Da Vinci began painting “The Virgin and Child with Saint Anne” in 1503 and when he died in France in 1519 the unfinished work, depicting Christ beside his mother and grandmother with a sacrificial lamb, was acquired by King Francis I.
Restoration carried out in the past century left the “Saint Anne” disfigured by stains, on the Virgin’s dress for instance, due to the ageing of a substance in the varnish and in 2010 the museum decided to restore the work once more.
The “Saint Anne” is to be unveiled to the public in March as the highlight of a major exhibition built around it.
But the project hit a rock last autumn as critics warned that cleaning could damage the masterpiece, and two experts have since resigned in protest from the advisory committee set up to oversee the work.
Both are art world heavyweights: Segolene Bergeon Langle, who left in December, is a French national heritage curator, while Jean-Pierre Cuzin who left in the autumn is former chief curator of the Louvre’s painting department.
A French arts journal first sounded the alarm in October with an article entitled “Leonardo in danger”.
At stake was the type of solvent used to dissolve the yellow-brown coat of varnish covering the painting, deemed too harsh by critics who fear it could remove the actual paint.
Experts especially feared damage to the faces of Saint Anne and the Virgin Mary, and more broadly to the “sfumato” — layers of clear paint used by Da Vinci to produce smoky, softened contours, on this work as on the “Mona Lisa”.
Contacted by AFP last week, the curator Bergeon Langle said she left the advisory committee for several reasons.
“I deemed that the restoration was not being carried out in line with what I imagined was necessary for this Louvre painting. That is my firm belief.”
One critical point was the question of whether to remove a white patch on the body of the baby Jesus.
The museum’s chosen restorer Cinzia Pasquali, who worked on the paintings of the Chateau de Versailles’ Hall of Mirrors, was convinced it was a patch of varnish, turned white by microscopic cracks, and wanted to remove it.
Bergeon Langle believed it may have been added by Da Vinci’s own hand — and was wary of any intervention.
Finally Vincent Pomarede, the head of the Louvre’s painting department, went ahead and green-lighted its removal after having it analysed.
“On that issue, we were in disagreement,” he told AFP this week. “But I have the laboratory results and they are conclusive. I was certain it was a cracked varnish, and you can see plainly from the final result that it is.”
“I have no regrets,” said Pomarede, who has insisted the Louvre is not putting the work at risk.
Last autumn the Louvre invited journalists to view the painting in the workshops of the French Museums’ Centre for Research and Restoration, the C2RMF, next to the Louvre, to defuse tensions.
In 1994, the Louvre had to abandon an earlier plan to restore the “Saint Anne”, over fears for its delicate “sfumato”.

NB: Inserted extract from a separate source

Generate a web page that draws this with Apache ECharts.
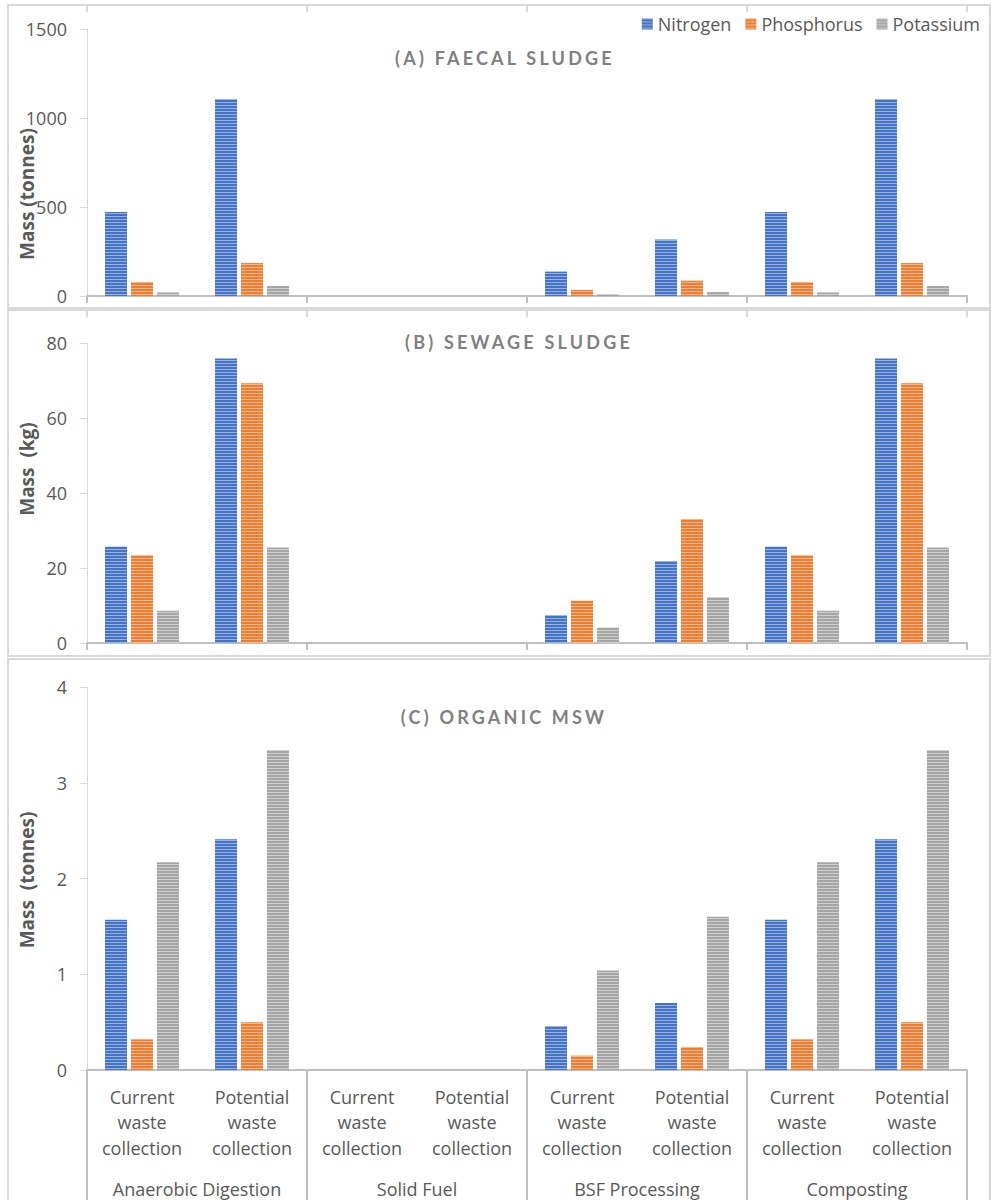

At the time, explained Pomarede, the Louvre did not have the technical know-how to protect the work. Now, however, he said it was possible to measure the thickness of the varnish down to the last micron.
On the subjects’ fragile faces, for example, the restorer left an extra thickness of varnish: 16 to 17 microns, against 8 to 12 microns elsewhere — and down from 30 to 35 microns previously.
Early this month the scientific committee met and handed down a “positive verdict on the thinning of the varnish and the removal in places of additional layers of paint,” said Pomarede.
“Two or three experts even wanted to go further” including removing secondary tree trunks that are thought to have been added in the 19th century,” said Pomarede — who ruled to keep the trunks as they are.
Since then the Louvre says tensions have simmered down with the dissenting experts.
Pasquali is putting the finishing touches to the work but this phase of the work is all reversible unlike removing varnish, and “should be a more serene period,” Pomarede said.
But Bergeon Langle, who was received by the head of the Louvre Henri Loyrette early this month and has another meeting planned with Pomarede, told AFP she still had “doubts” over the progress of the work.
“As a general rule, I prefer old works to be cleaned only very lightly. You can never retrieve the original colours, what you get instead is the current state of the painting materials. Leaving a slight veil over the work makes it more harmonious,” she explained.